The careful reader of these narratives notices how few details are actually present. At the crucial moment, the text in all four gospels says nothing more than “they crucified him.” How that looked is left to the imagination of the reader. For example, we know from other ancient sources that the victim was nailed to the cross through his wrists and ankles, not through his hands and feet. Three of the narratives, prior to this moment, have Jesus flogged (John) or scourged (Mark and Matthew), suggesting metal-tipped thongs, by the Roman soldiers, which typically accompanied crucifixion. These narratives also say that the soldiers mocked and “struck him.” Luke only has Pilate “chastise” him, which could include lashes, without the additional violence by the soldiers. Again, the writers provide no details about how any of this was carried out.
The only other violent scene in the narratives is a mention that some of the temple guards/police “struck him” after Jesus was charged with blasphemy. In the earlier scene of Jesus’ arrest, the guards/police are described having weapons, but the only violence depicted is at the moment Jesus is seized, when one of his followers draws a sword to strike the high priest’s slave and cuts off his ear. The occasion allows Jesus to denounce the use of violence.
The scenes just described indicate all the moments of violence in the gospel passion narratives.

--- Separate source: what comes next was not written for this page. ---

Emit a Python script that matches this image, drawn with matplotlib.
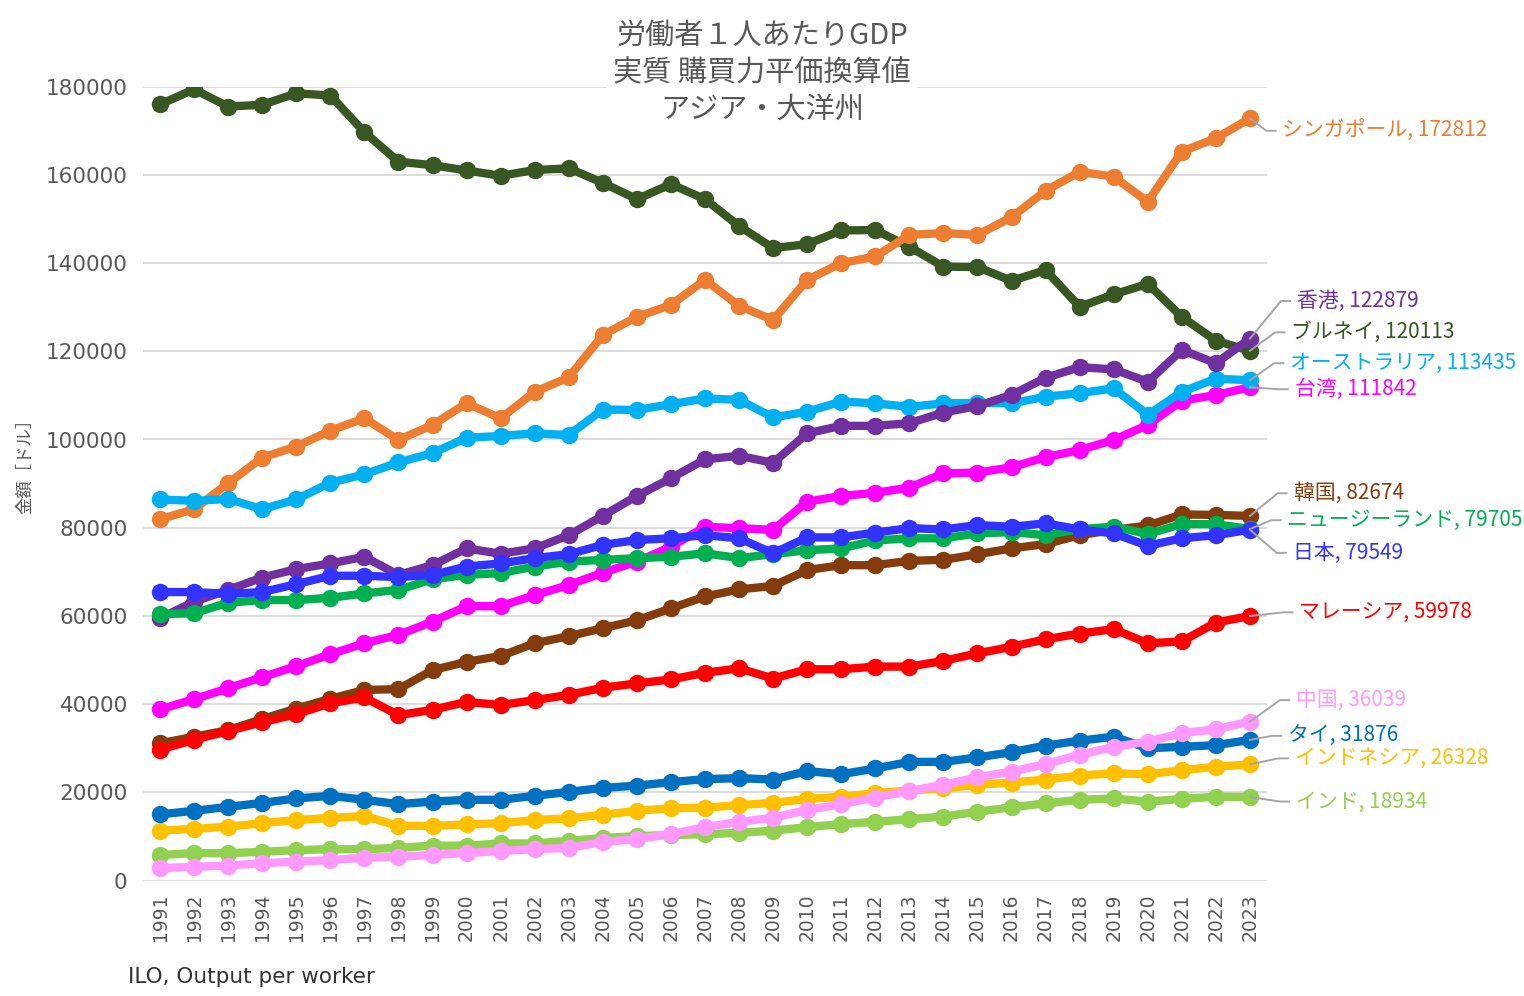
import matplotlib
matplotlib.use("Agg")
import matplotlib.pyplot as plt

plt.rcParams['font.family'] = ['Noto Sans CJK JP', 'DejaVu Sans']

years = list(range(1991, 2024))

# 労働者1人あたりGDP (実質, 購買力平価換算, ドル)
brunei = [176000, 179400, 175500, 175900, 178500, 178000, 169700, 163000, 162200, 161000, 159800,
          161100, 161500, 158200, 154500, 157900, 154500, 148400, 143400, 144300, 147400, 147500,
          143700, 139200, 139100, 136000, 138400, 130100, 132900, 135300, 127800, 122400, 120113]
singapore = [81900, 84200, 90100, 95900, 98400, 102000, 104800, 99900, 103300, 108200, 104800,
             110800, 114100, 123700, 127800, 130500, 136200, 130300, 127100, 136200, 140000, 141500,
             146400, 146800, 146400, 150400, 156400, 160700, 159600, 153900, 165300, 168300, 172812]
australia = [86400, 86100, 86500, 84200, 86400, 90200, 92100, 94800, 96900, 100400, 100800,
             101400, 101000, 106800, 106700, 108000, 109300, 109000, 105000, 106300, 108600, 108200,
             107400, 108200, 108300, 108200, 109700, 110500, 111600, 105600, 110800, 113800, 113435]
taiwan = [38800, 41100, 43600, 46100, 48600, 51300, 53800, 55700, 58700, 62200, 62200,
          64700, 67000, 69800, 72300, 75700, 80200, 79900, 79500, 85900, 87200, 87900,
          89100, 92300, 92500, 93700, 96000, 97600, 99900, 103300, 108800, 110100, 111842]
hongkong = [59500, 63200, 65900, 68700, 70600, 71900, 73400, 69300, 71500, 75300, 74100,
            75300, 78300, 82700, 87200, 91200, 95500, 96300, 94700, 101400, 103100, 103100,
            103700, 106100, 107600, 110100, 114000, 116400, 115900, 113100, 120300, 117300, 122879]
korea = [31100, 32600, 34100, 36600, 39000, 41200, 43200, 43400, 47700, 49600, 50900,
         53800, 55400, 57200, 59000, 61700, 64400, 66000, 66800, 70400, 71500, 71500,
         72500, 72700, 74000, 75300, 76300, 78300, 79500, 80500, 83000, 82900, 82674]
newzealand = [60400, 60600, 63000, 63600, 63600, 64100, 65100, 65900, 68300, 69300, 69700,
              71200, 72300, 72700, 73100, 73400, 74200, 73100, 74000, 74900, 75300, 77100,
              77600, 77600, 78700, 79000, 78300, 79700, 80200, 78600, 80800, 80800, 79705]
japan = [65400, 65400, 65000, 65400, 67200, 69100, 69100, 68800, 69300, 71200, 71900,
         73100, 74000, 76100, 77200, 77600, 78300, 77600, 74200, 77800, 77800, 78900,
         79900, 79600, 80600, 80200, 81000, 79600, 78700, 75900, 77600, 78300, 79549]
malaysia = [29700, 31900, 33900, 35900, 37700, 40200, 41500, 37500, 38700, 40500, 39800,
            40900, 42100, 43700, 44700, 45600, 47100, 48100, 45800, 47900, 47900, 48500,
            48500, 49800, 51500, 53000, 54700, 56000, 57000, 53800, 54200, 58500, 59978]
indonesia = [11300, 11700, 12200, 13000, 13700, 14200, 14600, 12400, 12400, 12700, 13000,
             13700, 14100, 14900, 15800, 16400, 16500, 17100, 17600, 18500, 19000, 19800,
             20400, 20900, 21700, 22200, 22900, 23800, 24300, 24100, 25000, 25800, 26328]
india = [5800, 6200, 6200, 6500, 6900, 7100, 7100, 7400, 7900, 7900, 8400,
         8400, 9000, 9600, 10100, 10300, 10500, 10800, 11300, 12100, 12800, 13300,
         13900, 14500, 15600, 16600, 17500, 18300, 18600, 17900, 18500, 19000, 18934]
thailand = [15000, 15800, 16700, 17600, 18600, 19200, 18300, 17300, 17900, 18300, 18300,
            19200, 20100, 21000, 21500, 22300, 23000, 23200, 22900, 24800, 24100, 25400,
            26900, 26900, 27900, 29100, 30600, 31700, 32600, 30000, 30300, 30700, 31876]
china = [2800, 3100, 3400, 3900, 4300, 4600, 5200, 5400, 5800, 6200, 6700,
         7100, 7400, 8700, 9400, 10500, 12100, 13300, 14200, 16000, 17300, 18800,
         20300, 21700, 23400, 24700, 26400, 28500, 30300, 31500, 33400, 34300, 36039]

# name, values, colour, label y (data), label x (data)
series = [
    ("ブルネイ", brunei, "#385723", 124300, 2024.21),
    ("シンガポール", singapore, "#ED7D31", 170000, 2023.95),
    ("台湾", taiwan, "#FF00FF", 111400, 2024.31),
    ("オーストラリア", australia, "#00B0F0", 117300, 2024.18),
    ("香港", hongkong, "#7030A0", 131400, 2024.38),
    ("韓国", korea, "#843C0C", 87800, 2024.28),
    ("ニュージーランド", newzealand, "#00B050", 81700, 2024.10),
    ("日本", japan, "#3333FF", 74300, 2024.25),
    ("マレーシア", malaysia, "#FF0000", 60800, 2024.45),
    ("インドネシア", indonesia, "#FFC000", 27700, 2024.31),
    ("インド", india, "#92D050", 17900, 2024.35),
    ("タイ", thailand, "#0070C0", 32800, 2024.11),
    ("中国", china, "#FF99FF", 40900, 2024.35),
]

fig = plt.figure(figsize=(15.24, 9.96), dpi=100)
ax = fig.add_axes([143 / 1524, 1 - 880.5 / 996, (1267 - 143) / 1524, (880.5 - 86.7) / 996])

for i, (name, vals, col, ly, lx) in enumerate(series):
    ax.plot(years, vals, color=col, lw=6, marker='o', ms=11.5, zorder=3 + i * 0.1)
    last = vals[-1]
    ax.plot([years[-1], lx - 0.47, lx - 0.2], [last, ly, ly], color='#a6a6a6', lw=1.4,
            clip_on=False, zorder=5)
    ax.text(lx, ly, f"{name}, {last}", color=col, fontsize=15, ha='left', va='center',
            clip_on=False, zorder=6)

ax.set_xlim(1990.5, 2023.5)
ax.set_ylim(0, 180000)
ax.set_yticks(range(0, 180001, 20000))
ax.set_xticks(years)
ax.set_xticklabels([str(y) for y in years], rotation=90)
ax.grid(axis='y', color='#d9d9d9', lw=1.3, zorder=0)
ax.set_axisbelow(True)
for s in ax.spines.values():
    s.set_visible(False)
ax.tick_params(axis='y', length=0, pad=11, labelsize=15.5, labelcolor='#595959')
ax.tick_params(axis='x', length=0, pad=9, labelsize=13.5, labelcolor='#595959')
for lab in ax.get_xticklabels() + ax.get_yticklabels():
    lab.set_family('DejaVu Sans')

fig.text(0.5, 1 - 73 / 996, "労働者１人あたりGDP\n実質 購買力平価換算値\nアジア・大洋州",
         ha='center', va='center', fontsize=21, color='#595959', linespacing=1.3,
         bbox=dict(boxstyle='square,pad=0.2', fc='white', ec='none'))
fig.text(25 / 1524, 1 - 462 / 996, "金額［ドル］", rotation=90, ha='center', va='center',
         fontsize=12.5, color='#595959')
fig.text(128 / 1524, 1 - 977 / 996, "ILO, Output per worker", ha='left', va='center',
         fontsize=15.5, color='#333333', family='DejaVu Sans')

fig.savefig("out.png", dpi=100)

It leaves a lot to the imagination of the reader/listener — and the filmmaker. Just as today, when we read that a prisoner has been tortured, we imagine for ourselves what really happened. However much torture the passion narratives imply, the gospel of John insists that Jesus “carried his own cross” to Golgotha, which suggests a measured amount of torture. Likewise, the resurrection appearance stories only mention the nail holes, which verify crucifixion—and in John his pierced side. There is no suggestion of unrelenting brutality in the narratives themselves.
There is, however, an explicit motivation for featuring incredible torture. Gibson’s script is coherent only in light of its theological presuppositions, which he displays on screen before the action begins, in the words of Isaiah 53. By filming only the ending of the plot of the narrative gospels, his script dramatizes a particular theory of substitutionary atonement. Gibson is clear about this in interviews when he also cites these words from Isaiah 53: “He was wounded for our transgressions and bruised for our iniquities, and with his stripes we are healed.” Only in such a context is excessive brutality viewed as wholesome. Now the amount of brutal violence and the number of stripes are themselves presumed to be meritorious.

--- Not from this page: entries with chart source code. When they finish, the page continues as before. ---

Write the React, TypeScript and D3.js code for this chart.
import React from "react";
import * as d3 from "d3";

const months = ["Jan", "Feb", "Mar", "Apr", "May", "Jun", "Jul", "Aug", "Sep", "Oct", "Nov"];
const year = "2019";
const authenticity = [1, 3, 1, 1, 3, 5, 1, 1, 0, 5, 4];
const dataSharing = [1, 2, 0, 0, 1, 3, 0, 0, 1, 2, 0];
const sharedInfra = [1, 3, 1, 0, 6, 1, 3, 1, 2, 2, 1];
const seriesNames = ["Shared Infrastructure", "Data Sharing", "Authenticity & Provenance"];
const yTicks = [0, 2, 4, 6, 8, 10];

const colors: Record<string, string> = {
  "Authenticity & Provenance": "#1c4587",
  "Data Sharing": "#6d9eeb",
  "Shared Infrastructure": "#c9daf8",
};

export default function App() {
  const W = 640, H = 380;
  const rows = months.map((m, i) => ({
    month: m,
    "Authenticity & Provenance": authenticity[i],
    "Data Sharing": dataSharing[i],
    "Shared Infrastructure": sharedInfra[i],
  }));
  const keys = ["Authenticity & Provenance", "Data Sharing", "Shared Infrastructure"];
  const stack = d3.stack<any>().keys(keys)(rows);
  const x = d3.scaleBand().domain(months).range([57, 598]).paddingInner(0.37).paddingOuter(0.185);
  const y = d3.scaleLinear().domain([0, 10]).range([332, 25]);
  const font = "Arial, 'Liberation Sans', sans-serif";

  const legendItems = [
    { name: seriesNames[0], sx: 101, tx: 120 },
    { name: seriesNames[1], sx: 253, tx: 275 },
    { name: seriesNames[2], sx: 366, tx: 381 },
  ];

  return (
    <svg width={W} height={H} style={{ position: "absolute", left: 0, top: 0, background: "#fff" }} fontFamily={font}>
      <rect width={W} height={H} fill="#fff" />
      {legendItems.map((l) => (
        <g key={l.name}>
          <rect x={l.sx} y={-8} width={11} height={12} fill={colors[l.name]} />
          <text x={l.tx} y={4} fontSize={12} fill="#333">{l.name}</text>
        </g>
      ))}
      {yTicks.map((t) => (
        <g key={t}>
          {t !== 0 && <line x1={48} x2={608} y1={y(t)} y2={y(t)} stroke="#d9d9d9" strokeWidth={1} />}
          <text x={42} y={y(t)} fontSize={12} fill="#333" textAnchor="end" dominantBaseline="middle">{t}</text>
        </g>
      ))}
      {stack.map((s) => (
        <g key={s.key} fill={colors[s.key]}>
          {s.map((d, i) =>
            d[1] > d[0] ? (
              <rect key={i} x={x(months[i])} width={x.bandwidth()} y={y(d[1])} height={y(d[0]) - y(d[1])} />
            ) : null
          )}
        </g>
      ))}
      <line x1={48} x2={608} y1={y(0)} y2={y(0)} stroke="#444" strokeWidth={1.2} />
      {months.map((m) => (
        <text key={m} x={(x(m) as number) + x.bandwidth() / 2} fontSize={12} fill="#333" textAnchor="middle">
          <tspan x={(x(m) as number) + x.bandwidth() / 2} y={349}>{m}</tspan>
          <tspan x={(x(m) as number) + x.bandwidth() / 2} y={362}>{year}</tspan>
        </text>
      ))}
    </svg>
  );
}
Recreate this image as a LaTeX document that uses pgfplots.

All these considerations still do not explain Mel Gibson’s script for turning the traditional Stations of the Cross into a movie. For that Gibson relied on the account of Anne Emmerich’s visions of the Passion. Most of the distinctive features that startle moviegoers are described in Emmerich’s account, including the recurring theme of Satan and the lesser demonic figures.
Emmerich devotes considerable attention to describing the opening Garden scene: “I saw the moon, which was not yet quite at the full, rising in front of the mountain.” After describing Jesus in a grotto-like space in the garden, she then imagines Jesus aware of Satan and other “frightful figures,” and she becomes aware of various apparitions, including “even children.”
Numerous peculiar scenes in the movie derive directly from Emmerich. Many moviegoers wonder about the source for such items, as described by Emmerich:
I saw our Lord fall twice before he reached the bridge, and these falls were caused entirely by the barbarous manner in which the soldiers dragged him, but when they were half over the bridge they gave full vent to their brutal inclination, and struck Jesus with such violence that they threw him off the bridge into the water, and scornfully recommended him to quench his thirst there.
A number of signature moments are provided by women. One such scene features Mrs. Pilate, named Claudia Procles, and Jesus’ mother. Claudia Procles “sent some large pieces of linen to the Mother of God” and “Mary and Madgalen approach the pillar where Jesus had been scourged” and “wiped up the sacred blood with the linen which Claudia Procles had sent.”
The scourging itself in Emmerich’s account actually surpasses Gibson’s depiction. In her vision, the first “two ruffians continued to strike our Lord with unremitting violence for a quarter of an hour and were succeeded by two others,” after he was already covered with blood. Then “two fresh executioners commenced scourging Jesus with the greatest possible fury,” using “a different kind of rod” that “tore his flesh to pieces.” Once again, “two fresh executioners took the places of the last mentioned,” now using “straps covered with hooks, which penetrated to the bone, and tore off large pieces of flesh at every blow.” In Emmerich’s vision, “the dreadful scourging…continued without intermission for three quarters of an hour.” Gibson actually spared his audience over half of that!
It’s impossible for most of us in the twenty-first century to appreciate this kind of devotional meditation from past centuries. However, Mel Gibson apparently shares that worldview. Even more remarkable is how successfully he has marketed it to such a large audience, including many not familiar with the Stations of the Cross. Rather, they resonate with the movie’s message, in the words of familiar hymns from my childhood: “Nothing But the Blood of Jesus,” “There’s Power in the Blood,” “The Old Rugged Cross,” “Jesus Paid It All,” and “Washed in the Blood of the Lamb.”
Unlike meditating on the Stations of the Cross, when we heartily sang these hymns, we had no icons suggesting how to imagine the actual suffering of Jesus. For evangelical Protestants this message came rather from the apostle Paul—as he was popularly interpreted. Paul chose to know: “Nothing but Jesus Christ crucified” (1 Cor 2:2), which encouraged “faith in his blood” (Rom 3:25).
A better understanding of Paul has emerged today, by returning to Paul’s insistence that it is “the faith(fullness) of Jesus Christ” (Gal 2:16) that matters. It is Jesus’ total trust, exemplified by being “obedient to death—even on a cross” (Phil 2:8). The cross for Paul symbolizes complete obedience, total trust in God. Paul’s theology is not reducible to “nothing but the blood of Jesus,” anymore than the narrative gospels are reducible to a passion narrative. The narrative gospels insist that Jesus’ life matters as much as his death.
Mel Gibson’s cinematic Stations of the Cross may serve as a visual meditation on the blood of Jesus for some viewers. For many others, an adequate understanding of Jesus requires appreciation of the kind of life he lived.